Role of NO during fungal morphogenesis and reproduction

NO has also been found to regulate morphogenesis and reproduction in several fungal species (Baidya et al. 2011; Gong et al. 2007; Hromatka et al. 2005; Maier et al. 2001; Marcos et al. 2016; Ninnemann and Maier 1996; Song et al. 2000). In this way, fungi also behave in an analogous way to mammals. A. nidulans poses an interesting case, since asexual and sexual reproduction (homotallic or self-mating) can occur in a single colony and are in balance depending of the external signals (Rodriguez-Romero et al. 2010). NO boosts immediately after switching from vegetative growth to the developmental programs, which suggests that it could be one of the earliest signals triggered upon induction of development, regardless of whether it is sexual or asexual. The NR gene niaD and the flavohemoglobin B gene fhbB were found to be developmentally regulated, which points to a link between metabolism and development (Marcos et al. 2016). Intriguingly, NO represses asexual reproduction while promoting the sexual one. Light, which also modulates the balance between both reproduction programs, is involved in the regulation of the expression of fhbB and the NO levels (Marcos et al., manuscript in preparation). Additionally, NO participates in the regulation of nitrogen metabolism during nitrate assimilation in A. nidulans (Marcos et al. 2016; Schinko et al. 2010, 2013). Whether these events are regulated in a similar manner or employ different mechanisms requires further studies.

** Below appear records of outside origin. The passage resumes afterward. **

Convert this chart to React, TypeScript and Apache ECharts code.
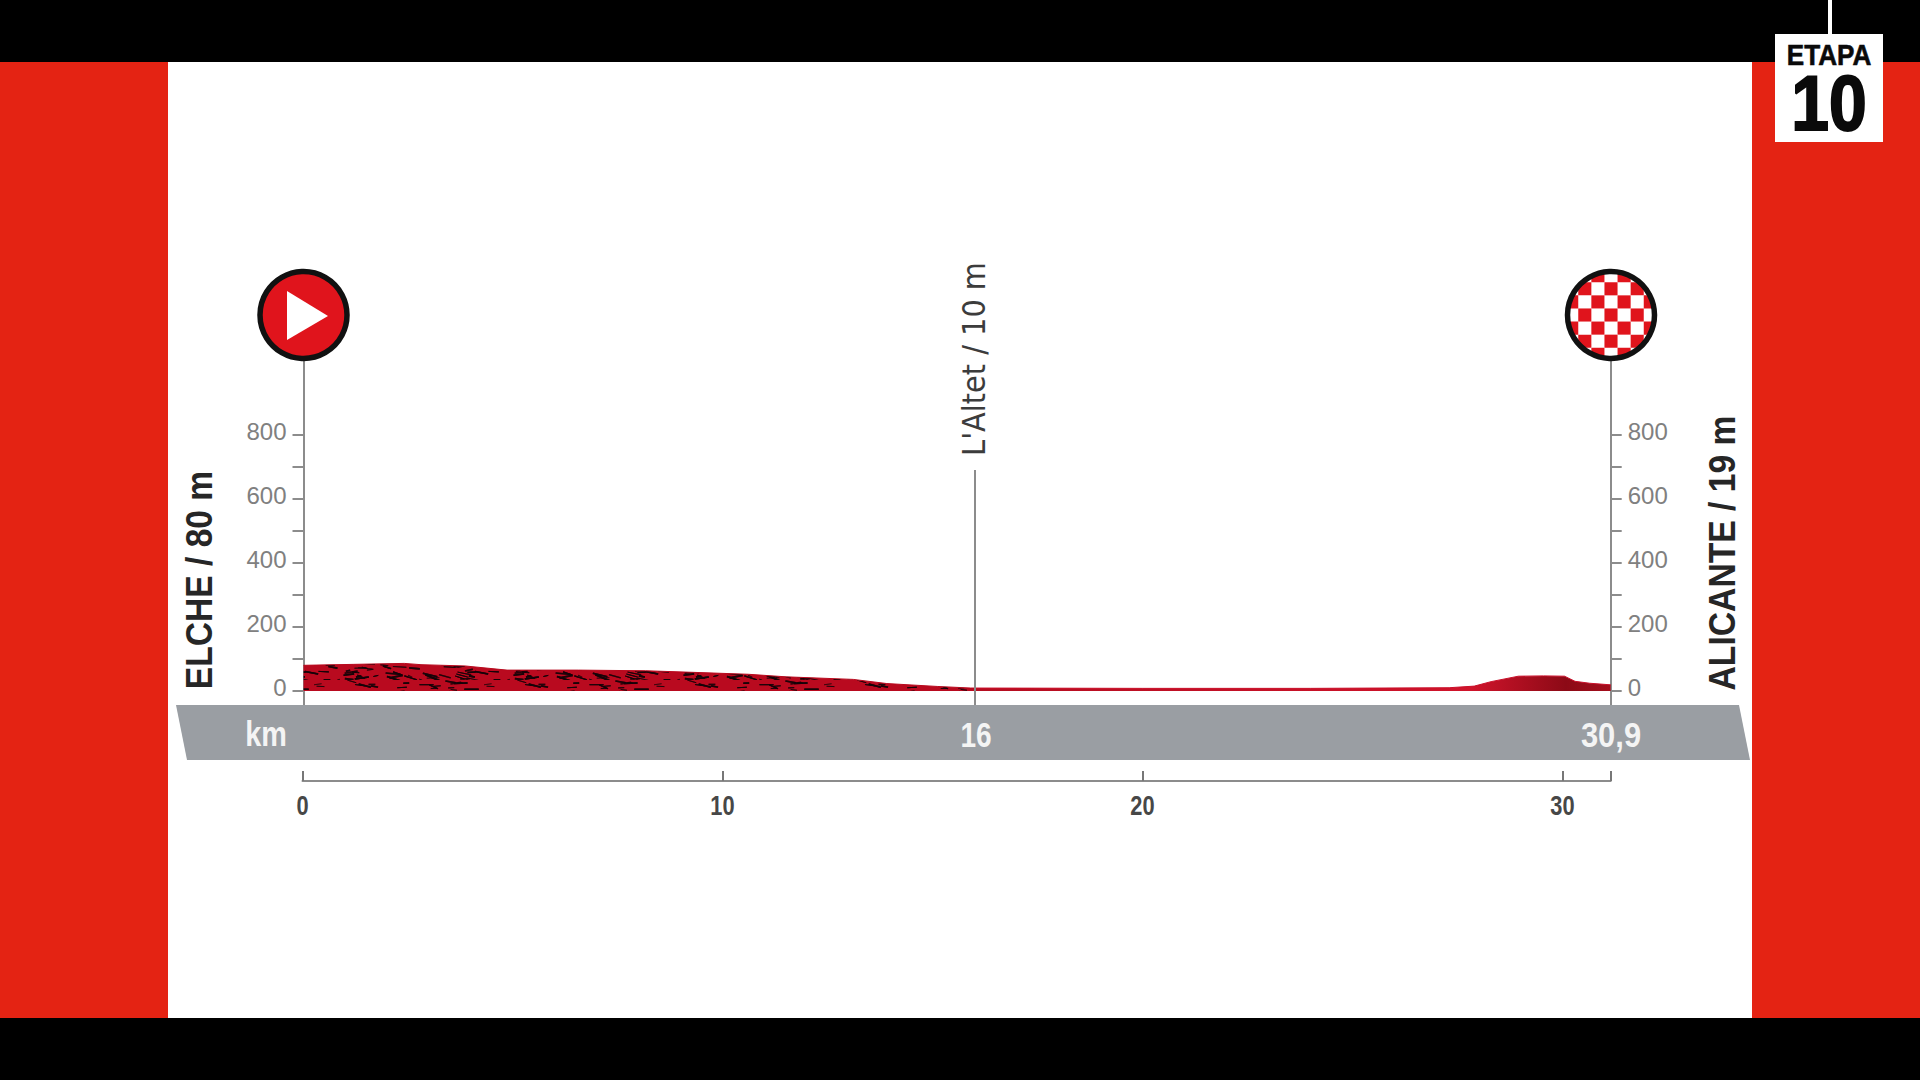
import React, { useEffect, useRef } from "react";
import * as echarts from "echarts";

const axisKmMax = 31.15;
const westKm = [0, 1.2, 2.4, 2.8, 3.85, 4.85, 6.55, 8.15, 9.3, 10.6, 11.5, 13.1, 13.9, 15.1, 15.9, 16];
const westM = [80, 83, 86, 82, 78, 65, 65, 63, 58, 52, 44, 36, 23, 14, 9, 9];
const eastKm = [16, 20, 24, 27.3, 27.9, 28.3, 28.95, 29.55, 30.05, 30.3, 30.65, 31.15];
const eastM = [9, 8, 8, 10, 15, 29, 46, 47, 46, 30, 24, 19];
const altitudeTicks = [0, 100, 200, 300, 400, 500, 600, 700, 800];
const altitudeLabels = [0, 200, 400, 600, 800];
const kmLabels = [0, 10, 20, 30];
const passKm = 16;
const passTop = 690;
const axisMin = -44;
const axisMax = 1031;
const startLabel = "ELCHE / 80 m";
const finishLabel = "ALICANTE / 19 m";
const passLabel = "L'Altet / 10 m";
const stageTitle = "ETAPA";
const stageNumber = "10";
const bandLabels = ["km", "16", "30,9"];

const sans = "'Liberation Sans', sans-serif";

function makeTexture() {
  const w = 170, h = 40;
  const c = document.createElement("canvas");
  c.width = w;
  c.height = h;
  const g = c.getContext("2d")!;
  g.fillStyle = "#b90a1f";
  g.fillRect(0, 0, w, h);
  let s = 17;
  const next = () => {
    s = (s * 137 + 29) % 1009;
    return s / 1009;
  };
  for (let i = 0; i < 240; i++) {
    const x = next() * w, y = next() * h;
    const len = 4 + next() * 11, slope = (next() - 0.35) * 0.7;
    g.strokeStyle = `rgba(20,4,8,${0.5 + next() * 0.45})`;
    g.lineWidth = 0.7 + next() * 1.1;
    g.beginPath();
    g.moveTo(x, y);
    g.lineTo(x + len, y + len * slope);
    g.stroke();
  }
  return c;
}

function checkerElements(cx: number, cy: number, r: number) {
  const cell = 13.1;
  const out: any[] = [];
  for (let i = -4; i <= 4; i++) {
    for (let j = -4; j <= 4; j++) {
      if ((i + j) % 2 !== 0) continue;
      const x0 = (i - 0.5) * cell, y0 = (j - 0.5) * cell;
      const corners = [[x0, y0], [x0 + cell, y0], [x0 + cell, y0 + cell], [x0, y0 + cell]];
      const pts: number[][] = [];
      let inside = false;
      corners.forEach((p, k) => {
        const q = corners[(k + 1) % 4];
        for (let t = 0; t < 6; t++) {
          const x = p[0] + ((q[0] - p[0]) * t) / 6, y = p[1] + ((q[1] - p[1]) * t) / 6;
          const d = Math.hypot(x, y);
          if (d < r) inside = true;
          const s = d > r ? r / d : 1;
          pts.push([cx + x * s, cy + y * s]);
        }
      });
      if (inside) out.push({ type: "polygon", z: 10, shape: { points: pts }, style: { fill: "#e0141c" } });
    }
  }
  return out;
}

export default function App() {
  const ref = useRef<HTMLDivElement>(null);
  useEffect(() => {
    const chart = echarts.init(ref.current!, undefined, { renderer: "svg" });
    const rotated = (text: string, x: number, y: number, size: number, sx: number, extra: any = {}) => ({
      type: "text", x, y, rotation: Math.PI / 2, scaleX: sx, z: 10,
      style: {
        text, fontFamily: sans, fontWeight: "bold", fontSize: size, fill: "#262626",
        align: "center", verticalAlign: "middle", ...extra,
      },
    });
    const flat = (text: string, x: number, y: number, size: number, sx: number, fill: string, extra: any = {}) => ({
      type: "text", x, y, scaleX: sx, z: 10,
      style: { text, fontFamily: sans, fontWeight: "bold", fontSize: size, fill, align: "center", verticalAlign: "middle", ...extra },
    });
    const yAxis = (position: string) => ({
      type: "value", gridIndex: 0, position, min: axisMin, max: axisMax,
      splitLine: { show: false },
      axisLine: { show: true, onZero: false, lineStyle: { color: "#8c8c8c", width: 2 } },
      axisTick: { show: true, customValues: altitudeTicks, length: 11, lineStyle: { color: "#8c8c8c", width: 2 } },
      axisLabel: {
        show: true, customValues: altitudeLabels, color: "#808080", fontFamily: sans,
        fontSize: 24, margin: 17, formatter: "{a|{value}}",
        rich: { a: { color: "#808080", fontFamily: sans, fontSize: 24, padding: [0, 0, 6, 0] } },
      },
    });
    chart.setOption({
      animation: false,
      backgroundColor: "#000",
      grid: [
        { left: 303.5, right: 1920 - 1610.7, top: 361, height: 344 },
        { left: 302.5, right: 1920 - 1610.7, top: 761, height: 20 },
      ],
      xAxis: [
        { type: "value", gridIndex: 0, min: 0, max: axisKmMax, show: false, splitLine: { show: false } },
        {
          type: "value", gridIndex: 1, min: 0, max: axisKmMax, interval: 10, position: "bottom",
          splitLine: { show: false },
          axisLine: { show: true, onZero: false, lineStyle: { color: "#8c8c8c", width: 2 } },
          axisTick: { show: true, inside: true, length: 10, lineStyle: { color: "#777", width: 2 } },
          axisLabel: { show: false },
        },
      ],
      yAxis: [
        yAxis("left"),
        yAxis("right"),
        { type: "value", gridIndex: 1, show: false, min: 0, max: 1 },
      ],
      series: [
        {
          type: "line", xAxisIndex: 0, yAxisIndex: 0, symbol: "none", z: 3,
          data: westKm.map((k, i) => [k, westM[i]]),
          lineStyle: { color: "#b80a1e", width: 1 },
          areaStyle: { origin: 0, opacity: 1, color: { image: makeTexture(), repeat: "repeat" } },
          markLine: {
            silent: true, symbol: "none", label: { show: false },
            lineStyle: { color: "#8c8c8c", width: 2, type: "solid" },
            data: [[{ coord: [passKm, axisMin] }, { coord: [passKm, passTop] }]],
          },
        },
        {
          type: "line", xAxisIndex: 0, yAxisIndex: 0, symbol: "none", z: 3,
          data: eastKm.map((k, i) => [k, eastM[i]]),
          lineStyle: { color: "#c9102a", width: 1 },
          areaStyle: {
            origin: 0, opacity: 1,
            color: {
              type: "linear", x: 0, y: 0, x2: 1, y2: 0,
              colorStops: [
                { offset: 0, color: "#b50d20" },
                { offset: 0.78, color: "#d0142b" },
                { offset: 0.93, color: "#8c0a16" },
                { offset: 1, color: "#a50d1c" },
              ],
            },
          },
        },
        {
          type: "custom", xAxisIndex: 1, yAxisIndex: 2, coordinateSystem: "cartesian2d",
          data: kmLabels.map((k) => [k, 0]),
          renderItem: (_p: any, api: any) => {
            const pt = api.coord([api.value(0), 0]);
            return {
              type: "text", x: pt[0], y: pt[1] + 24, scaleX: 0.78,
              style: {
                text: String(api.value(0)), fontFamily: sans, fontWeight: "bold", fontSize: 28,
                fill: "#474747", align: "center", verticalAlign: "middle",
              },
            };
          },
        },
      ],
      graphic: { elements: [
        { type: "rect", z: -2, shape: { x: 0, y: 62, width: 1920, height: 956 }, style: { fill: "#e42313" } },
        { type: "rect", z: -1, shape: { x: 168, y: 62, width: 1584, height: 956 }, style: { fill: "#ffffff" } },
        { type: "polygon", z: 1, shape: { points: [[176, 705], [1739, 705], [1750, 760], [187, 760]] }, style: { fill: "#9a9ea3" } },
        flat(bandLabels[0], 266, 733, 36, 0.8, "#f4f4f4"),
        flat(bandLabels[1], 976, 735, 36, 0.78, "#f4f4f4"),
        flat(bandLabels[2], 1611, 735, 36, 0.86, "#f4f4f4"),
        rotated(startLabel, 199, 580, 37, 0.908),
        rotated(finishLabel, 1722, 553, 37, 0.91),
        rotated(passLabel, 974, 359, 32, 0.9, { fontFamily: "'DejaVu Sans', sans-serif", fontWeight: "normal", fill: "#3c3c3c" }),
        { type: "circle", z: 9, shape: { cx: 303.5, cy: 315, r: 43.5 }, style: { fill: "#e0141c", stroke: "#111", lineWidth: 5.5 } },
        { type: "polygon", z: 10, shape: { points: [[287, 291], [328, 316], [287, 340]] }, style: { fill: "#fff" } },
        { type: "circle", z: 9, shape: { cx: 1611, cy: 315, r: 43.5 }, style: { fill: "#fff" } },
        ...checkerElements(1611, 315, 43.5),
        { type: "circle", z: 11, shape: { cx: 1611, cy: 315, r: 43.5 }, style: { fill: "none", stroke: "#111", lineWidth: 5.5 } },
        { type: "rect", z: 12, shape: { x: 1828, y: 0, width: 4, height: 34 }, style: { fill: "#fff" } },
        { type: "rect", z: 12, shape: { x: 1775, y: 34, width: 108, height: 108 }, style: { fill: "#fff" } },
        { ...flat(stageTitle, 1829, 55, 29, 0.9, "#0a0a0a", { stroke: "#0a0a0a", lineWidth: 0.6 }), z: 13 },
        { ...flat(stageNumber, 1829, 103, 78, 0.87, "#0a0a0a", { stroke: "#0a0a0a", lineWidth: 2 }), z: 13 },
      ] },
    });
    return () => chart.dispose();
  }, []);
  return <div ref={ref} style={{ position: "fixed", left: 0, top: 0, width: 1920, height: 1080 }} />;
}
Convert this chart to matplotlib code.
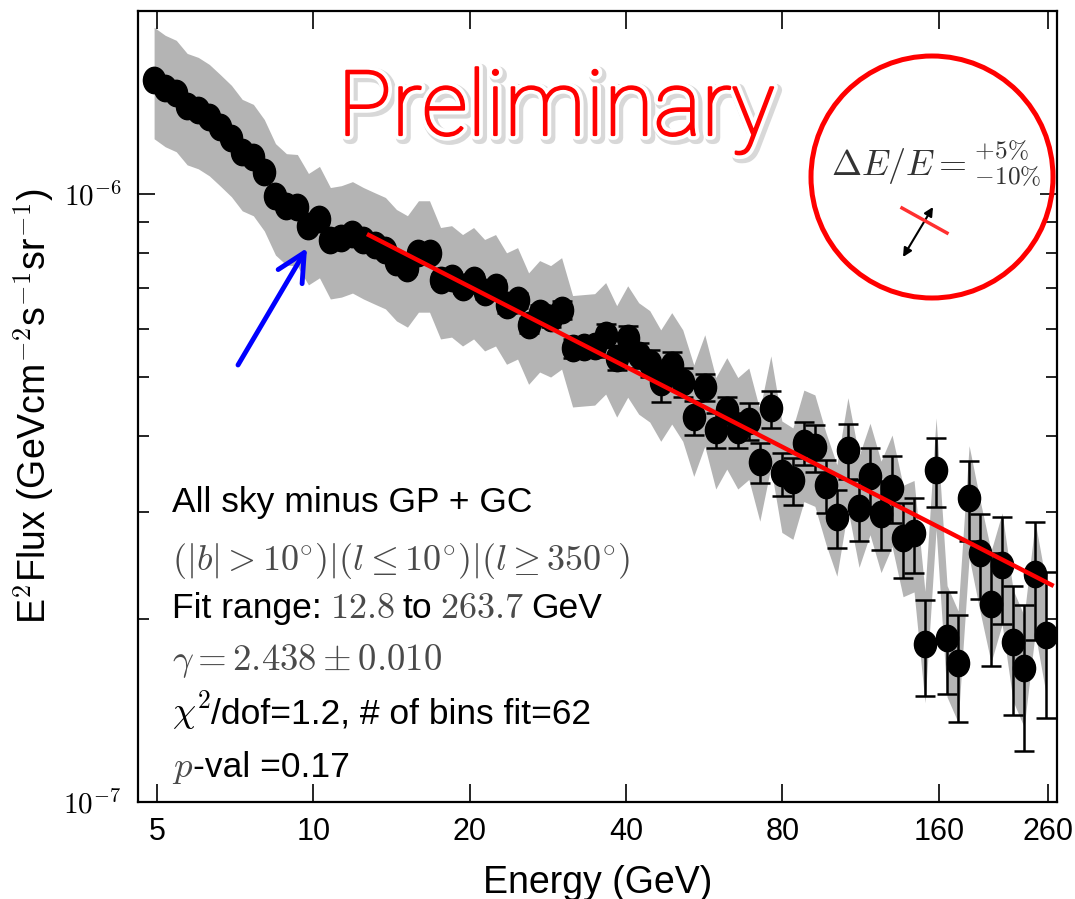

Conclusions and future perspectives

Different biosynthetic/detoxification routes exist in fungi, similarly to other organisms. It is possible that there are specific biological processes in which NO is involved that are specifically connected to different and process-specific biosynthetic routes. For example, it is not known whether the nitrate assimilation route is essential or necessary for fungal pathogenesis, either by conferring fungi the capacity to use the NO-derived nitrate as nitrogen source, or by the production of NO as a signaling molecule for other processes such as morphogenesis. It could be that the fine tuning of the NO synthesis and metabolism to maintain physiological levels is essential to maintain the proper balance to control biological processes, such as pathogenesis, growth, morphogenesis and reproduction. The extensive previous knowledge on the regulation by light and nitrogen in Aspergillus and the recently discovered connections to NO biology provide a useful toolbox to decipher the complex mechanism and regulation of NO biosynthesis in fungi. The regulatory pathways in which NO is involved are barely understood in fungi, and are becoming necessary to determine the complex interaction of fungal pathogens and their hosts.